[PROBLEM DESCRIPTION]:
Every line from the top of the records through the line containing "411) circle (0.38cm);" should be retyped exactly; the pictures should not.

## begin SUPPLIED ENTRIES

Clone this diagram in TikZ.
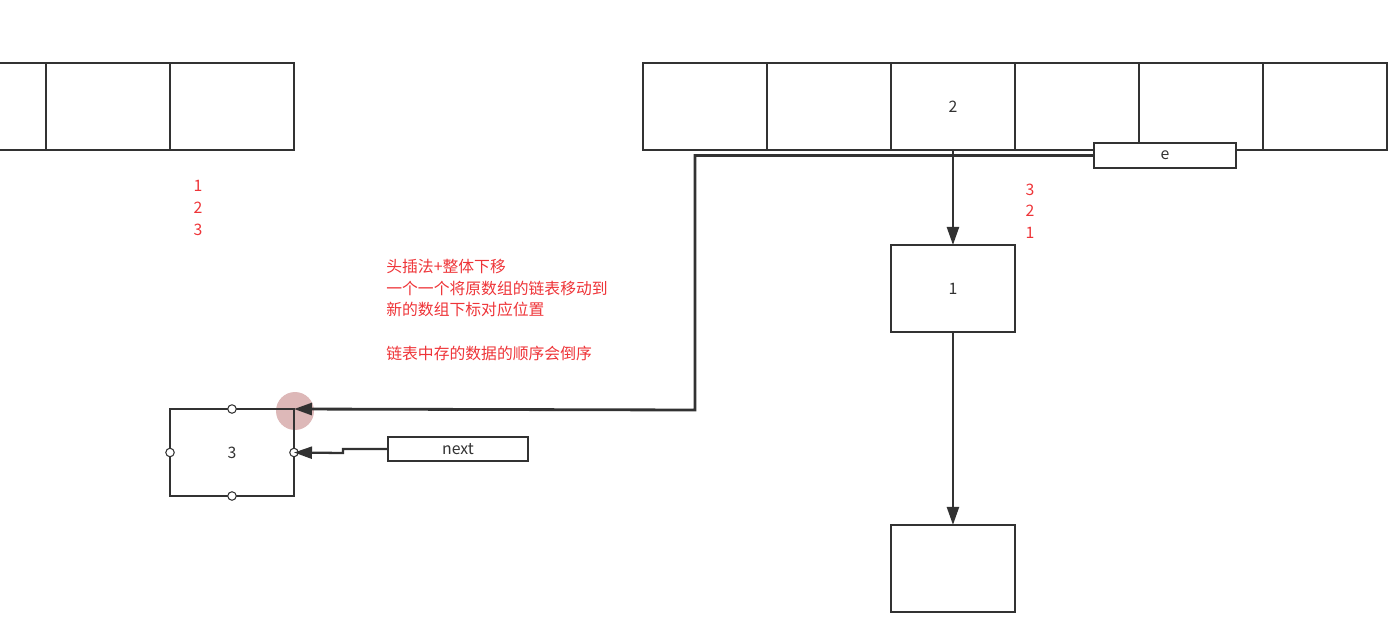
\documentclass[tikz,border=0pt]{standalone}
\usepackage{fontspec}
\setmainfont{Noto Sans CJK SC}
\usetikzlibrary{arrows.meta, positioning, calc}
\definecolor{LineGrey}{RGB}{50, 50, 50}
\definecolor{NoteRed}{RGB}{238, 52, 56}
\definecolor{HaloPink}{RGB}{210, 160, 160}

\begin{document}
\begin{tikzpicture}[
        x = 0.02cm, y = -0.02cm,
        cell/.style = {draw = LineGrey, line width = 1.3pt, minimum width = 2.48cm, minimum height = 1.74cm, inner sep = 0pt, outer sep = 0pt, font = \fontsize{9}{11}\selectfont, text = LineGrey},
        tag/.style = {draw = LineGrey, fill = white, line width = 1.3pt, minimum height = 0.49cm, inner sep = 0pt, outer sep = 0pt, font = \fontsize{9}{11}\selectfont, text = LineGrey},
        dot/.style = {circle, draw = LineGrey, fill = white, line width = 0.6pt, inner sep = 0pt, minimum size = 0.17cm},
        note/.style = {text = NoteRed, font = \fontsize{9}{12.3}\selectfont, inner sep = 0pt},
        arr/.style = {-{Triangle[length = 3.6mm, width = 2.4mm]}, line width = 1.3pt, LineGrey}
    ]
        \useasboundingbox (0, 0) rectangle (1399, 635);
        \clip (0, 0) rectangle (1399, 635);

        \fill[HaloPink, fill opacity = 0.75] (295, 411) circle (0.38cm);

        % old table
        \node[cell] (l1) at (-16, 106.5) {};
        \node[cell, right = 0pt of l1] (l2) {};
        \node[cell, right = 0pt of l2] (l3) {};

        \node[note, align = center] (ordA) at (198, 208) {1\\2\\3};

        % new table
        \node[cell] (r1) at (705, 106.5) {};
        \node[cell, right = 0pt of r1] (r2) {};
        \node[cell, right = 0pt of r2] (r3) {2};
        \node[cell, right = 0pt of r3] (r4) {};
        \node[cell, right = 0pt of r4] (r5) {};
        \node[cell, right = 0pt of r5] (r6) {};

        \node[cell, below = 1.9cm of r3] (n1) {1};
        \node[cell, below = 3.86cm of n1] (n2) {};

        \draw[arr] (r3.south) -- (n1.north);
        \draw[arr] (n1.south) -- (n2.north);

        \node[note, align = center] (ordB) at (1030, 211) {3\\2\\1};

        \node[tag, minimum width = 2.84cm] (e) at (1165, 155.5) {e};

        % moved entry
        \node[cell] (n3) at (232, 452.5) {3};
        \node[dot] at (n3.north) {};
        \node[dot] at (n3.south) {};
        \node[dot] at (n3.west) {};
        \node[dot] at (n3.east) {};

        \node[tag, minimum width = 2.8cm] (nx) at (458, 449) {next};

        \coordinate (turn) at (695, 410);
        \coordinate (jog) at (343, 453);
        \draw[arr, line width = 1.6pt] (e.west) -| (turn) -- (n3.north east);
        \draw[arr] (nx.west) -- (nx.west -| jog) -- (jog) -- (n3.east);

        \node[note, align = left, anchor = north west] (txt) at (386, 259) {
            头插法+整体下移
            \\
            一个一个将原数组的链表移动到
            \\
            新的数组下标对应位置
            \\[12.3pt]
            链表中存的数据的顺序会倒序
        };
    \end{tikzpicture}
\end{document}
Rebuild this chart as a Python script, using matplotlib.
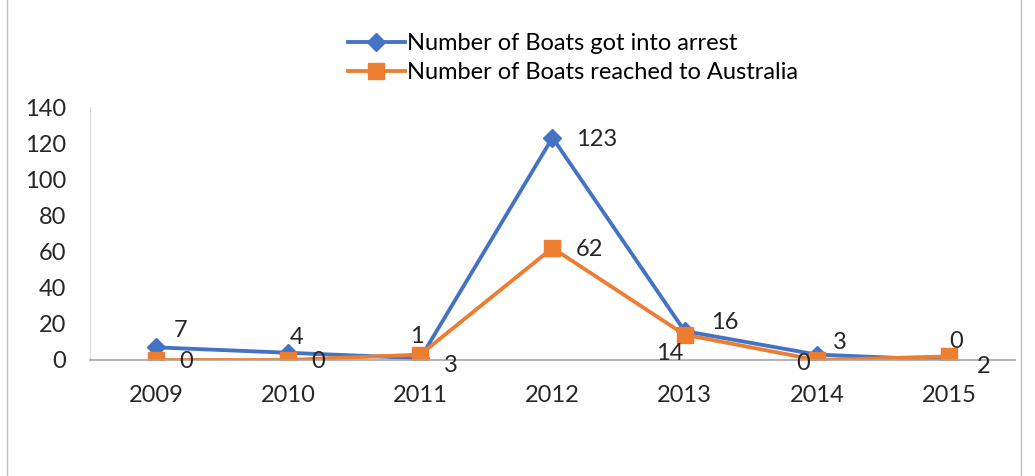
import numpy as np
import matplotlib
matplotlib.use('Agg')
import matplotlib.pyplot as plt
from matplotlib.patches import Rectangle

plt.rcParams['font.family'] = ['Lato', 'DejaVu Sans']

years = ['2009', '2010', '2011', '2012', '2013', '2014', '2015']
arrest = [7, 4, 1, 123, 16, 3, 0]
reached = [0, 0, 3, 62, 14, 0, 2]

# label offsets (pixels) as Excel placed them
arrest_off = [(24, 17), (8, 15), (-3, 22), (44, -2), (40, 9), (23, 12), (7, 18)]
reached_off = [(30, -2), (30, -2), (31, -11), (37, -2), (-15, -19), (-14, -4), (35, -10)]

blue = '#4472C4'
orange = '#ED7D31'
fs = 17

fig = plt.figure(figsize=(10.35, 4.76), dpi=100)
ax = fig.add_axes([90/1035, 1-360/476, (1015-90)/1035, (360-107)/476])

x = np.arange(len(years))
ax.plot(x, arrest, color=blue, lw=2.75, marker='D', ms=9, label='Number of Boats got into arrest')
ax.plot(x, reached, color=orange, lw=2.75, marker='s', ms=11, label='Number of Boats reached to Australia')

for i in range(len(years)):
    ax.annotate(str(arrest[i]), (x[i], arrest[i]), xytext=arrest_off[i], textcoords='offset pixels',
                ha='center', va='center', fontsize=fs, color='#262626')
    ax.annotate(str(reached[i]), (x[i], reached[i]), xytext=reached_off[i], textcoords='offset pixels',
                ha='center', va='center', fontsize=fs, color='#262626')

ax.set_xlim(-0.5, 6.5)
ax.set_ylim(0, 140)
ax.set_yticks(np.arange(0, 141, 20))
ax.set_xticks(x)
ax.set_xticklabels(years)
ax.tick_params(length=0, labelsize=fs, colors='#262626')
ax.tick_params(axis='y', pad=17)
ax.tick_params(axis='x', pad=18)
for s in ['top', 'right']:
    ax.spines[s].set_visible(False)
ax.spines['left'].set_color('#D9D9D9')
ax.spines['bottom'].set_color('#A6A6A6')
ax.spines['bottom'].set_linewidth(1.2)

fig.legend(loc='upper left', bbox_to_anchor=(348/1035, 1-33/476), frameon=False,
           fontsize=fs, handlelength=2.4, handletextpad=0.1, labelspacing=0.34,
           borderaxespad=0, borderpad=0)

fig.patches.append(Rectangle((7/1035, -0.1), (1021-7)/1035, 1.2, transform=fig.transFigure,
                             fill=False, edgecolor='#BFBFBF', lw=1))

fig.savefig('out.png', dpi=100)
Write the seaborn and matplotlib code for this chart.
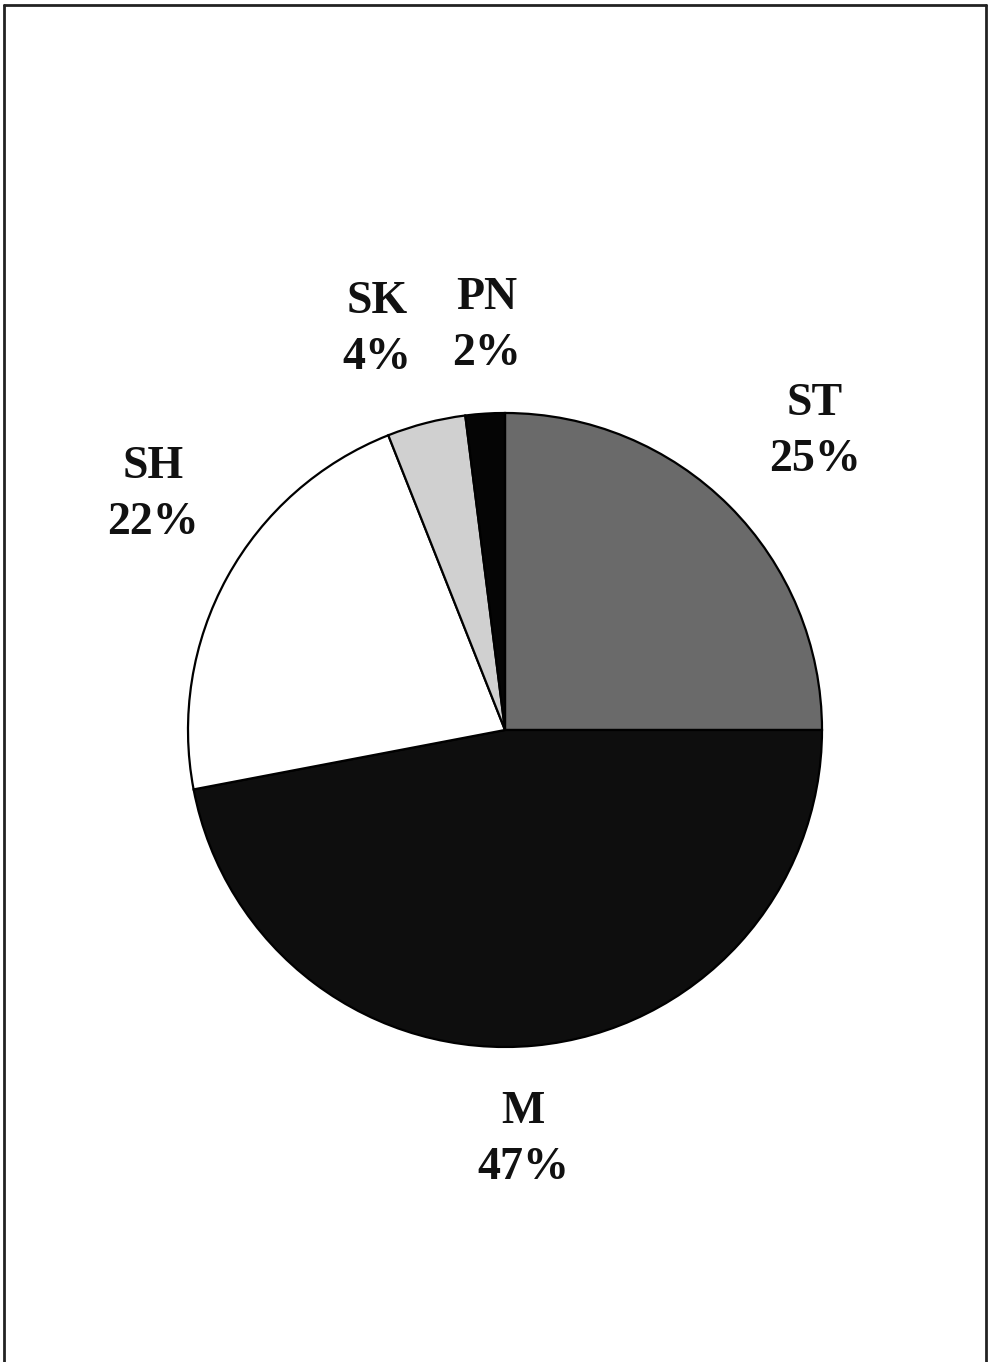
import matplotlib
matplotlib.use("Agg")
import matplotlib.pyplot as plt
import seaborn as sns
from matplotlib.lines import Line2D

categories = ["ST", "M", "SH", "SK", "PN"]
values = [25, 47, 22, 4, 2]
colors = ["#6a6a6a", "#0e0e0e", "#ffffff", "#d0d0d0", "#050505"]

sns.set_theme(style="white")
plt.rcParams['font.family'] = ['Liberation Serif', 'DejaVu Serif']

fig = plt.figure(figsize=(9.88, 13.62), dpi=100)
ax = fig.add_axes([0, 0, 1, 1])
ax.pie(values, colors=colors, startangle=90, counterclock=False, radius=1.0,
       wedgeprops=dict(edgecolor="black", linewidth=1.6))
ax.set_xlim(-505 / 317, (988 - 505) / 317)
ax.set_ylim((730 - 1362) / 317, 730 / 317)
ax.set_aspect("auto")
ax.axis("off")

label_pos = {"ST": (0.978, 0.94), "M": (0.057, -1.293), "SH": (-1.11, 0.741),
             "SK": (-0.404, 1.262), "PN": (-0.057, 1.274)}
for cat, val in zip(categories, values):
    x, y = label_pos[cat]
    ax.text(x, y, f"{cat}\n{val}%", ha="center", va="center", fontsize=33,
            fontweight="bold", linespacing=1.45, color="#111111")

# frame
lw = 2.0
fig.add_artist(Line2D([4 / 988, 986 / 988], [1 - 5 / 1362, 1 - 5 / 1362], color="#222222", lw=lw, transform=fig.transFigure))
fig.add_artist(Line2D([4 / 988, 4 / 988], [0, 1 - 5 / 1362], color="#222222", lw=lw, transform=fig.transFigure))
fig.add_artist(Line2D([986 / 988, 986 / 988], [0, 1 - 5 / 1362], color="#222222", lw=lw, transform=fig.transFigure))

fig.savefig("out.png", dpi=100, facecolor="white")
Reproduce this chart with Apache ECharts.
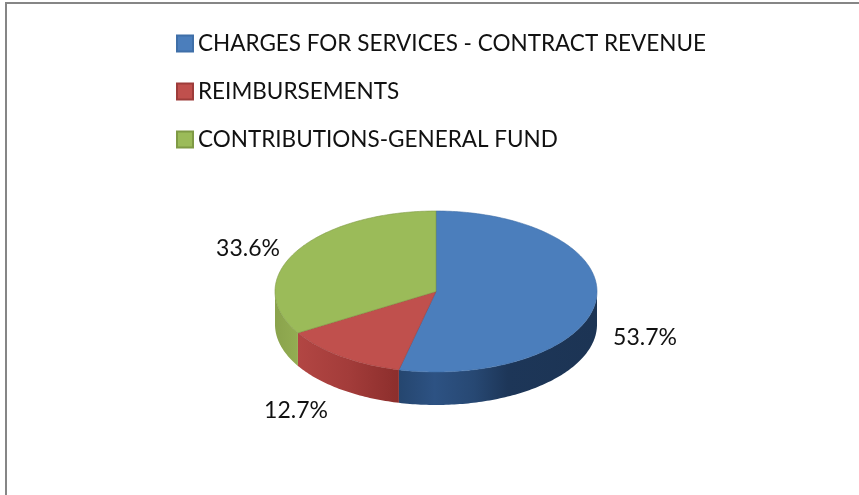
<!DOCTYPE html>
<html><head><meta charset="utf-8">
<style>html,body{margin:0;padding:0;background:#fff}#c{width:859px;height:495px}</style>
<script src="https://cdn.jsdelivr.net/npm/echarts@6/dist/echarts.min.js"></script>
</head><body><div id="c"></div>
<script>
const categories = ['CHARGES FOR SERVICES - CONTRACT REVENUE', 'REIMBURSEMENTS', 'CONTRIBUTIONS-GENERAL FUND'];
const values = [53.7, 12.7, 33.6];
const topColors = ['#4b7ebc', '#c0504d', '#9bbb59'];
const edgeColors = ['#3f6fa8', '#9e3c3a', '#7f9a45'];
const wallStops = [
  [[0, '#25466f'], [0.18, '#2d5283'], [0.38, '#274873'], [0.55, '#1d3658'], [1, '#1c3454']],
  [[0, '#b24643'], [0.5, '#a33c3a'], [1, '#8c2e2c']],
  [[0, '#8aa34c'], [1, '#93ad52']]
];
const labelCentres = [[645, 338], [296, 411], [248, 249]];

const FONT = 'Lato, "Open Sans", sans-serif';
const CX = 436, CY = 291.5, RX = 161, RY = 80.5, DEPTH = 33;
const total = values.reduce((a, b) => a + b, 0);
const pt = (deg, dy) => {
  const t = deg * Math.PI / 180;
  return [CX + RX * Math.sin(t), CY - RY * Math.cos(t) + (dy || 0)];
};
function arc(from, to, dy) {
  const out = [], n = Math.max(2, Math.ceil(Math.abs(to - from)));
  for (let i = 0; i <= n; i++) out.push(pt(from + (to - from) * i / n, dy));
  return out;
}
function renderSlice(idx) {
  return function (params, api) {
    const v = api.value(0);
    let before = 0;
    for (let i = 0; i < idx; i++) before += values[i];
    const a0 = before / total * 360, a1 = a0 + v / total * 360;
    const children = [];
    const w0 = Math.max(a0, 90), w1 = Math.min(a1, 270);
    if (w1 > w0) {
      const stops = wallStops[idx].map(s => ({ offset: s[0], color: s[1] }));
      children.push({
        type: 'polygon',
        shape: { points: arc(w0, w1, 0).concat(arc(w1, w0, DEPTH)) },
        style: { fill: new echarts.graphic.LinearGradient(0, 0, 1, 0, stops) }
      });
    }
    children.push({
      type: 'polygon',
      shape: { points: [[CX, CY]].concat(arc(a0, a1, 0)) },
      style: { fill: topColors[idx], stroke: edgeColors[idx], lineWidth: 0.6 }
    });
    const c = labelCentres[idx];
    children.push({
      type: 'text', z2: 10, x: c[0], y: c[1],
      style: { text: v.toFixed(1) + '%', fill: '#111', font: '23px ' + FONT, align: 'center', verticalAlign: 'middle' }
    });
    return { type: 'group', children };
  };
}
const chart = echarts.init(document.getElementById('c'), null, { renderer: 'canvas' });
chart.setOption({
  animation: false,
  backgroundColor: '#fff',
  legend: {
    data: categories, orient: 'vertical', left: 176, top: 32,
    icon: 'rect', itemWidth: 16, itemHeight: 16, itemGap: 25, padding: 0,
    selectedMode: false,
    textStyle: { fontFamily: FONT, fontSize: 22.5, color: '#111', padding: [0, 0, 0, 0] }
  },
  graphic: [
    { type: 'rect', silent: true, z: -1, shape: { x: 6, y: 3, width: 1000, height: 700 }, style: { fill: '#fff', stroke: '#868686', lineWidth: 2 } }
  ],
  series: categories.map((name, i) => ({
    type: 'custom', name, coordinateSystem: 'none', data: [[values[i]]],
    renderItem: renderSlice(i),
    itemStyle: { color: topColors[i], borderColor: edgeColors[i], borderWidth: 1 },
    z: 2 + i
  }))
});
</script></body></html>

## end SUPPLIED ENTRIES

[ANSWER TO THE EXERCISE]:
Clone this diagram in TikZ.
\documentclass[tikz,border=0pt]{standalone}
\usepackage{fontspec}
\setmainfont{Noto Sans CJK SC}
\usetikzlibrary{arrows.meta, positioning, calc}
\definecolor{LineGrey}{RGB}{50, 50, 50}
\definecolor{NoteRed}{RGB}{238, 52, 56}
\definecolor{HaloPink}{RGB}{210, 160, 160}

\begin{document}
\begin{tikzpicture}[
        x = 0.02cm, y = -0.02cm,
        cell/.style = {draw = LineGrey, line width = 1.3pt, minimum width = 2.48cm, minimum height = 1.74cm, inner sep = 0pt, outer sep = 0pt, font = \fontsize{9}{11}\selectfont, text = LineGrey},
        tag/.style = {draw = LineGrey, fill = white, line width = 1.3pt, minimum height = 0.49cm, inner sep = 0pt, outer sep = 0pt, font = \fontsize{9}{11}\selectfont, text = LineGrey},
        dot/.style = {circle, draw = LineGrey, fill = white, line width = 0.6pt, inner sep = 0pt, minimum size = 0.17cm},
        note/.style = {text = NoteRed, font = \fontsize{9}{12.3}\selectfont, inner sep = 0pt},
        arr/.style = {-{Triangle[length = 3.6mm, width = 2.4mm]}, line width = 1.3pt, LineGrey}
    ]
        \useasboundingbox (0, 0) rectangle (1399, 635);
        \clip (0, 0) rectangle (1399, 635);

        \fill[HaloPink, fill opacity = 0.75] (295, 411) circle (0.38cm);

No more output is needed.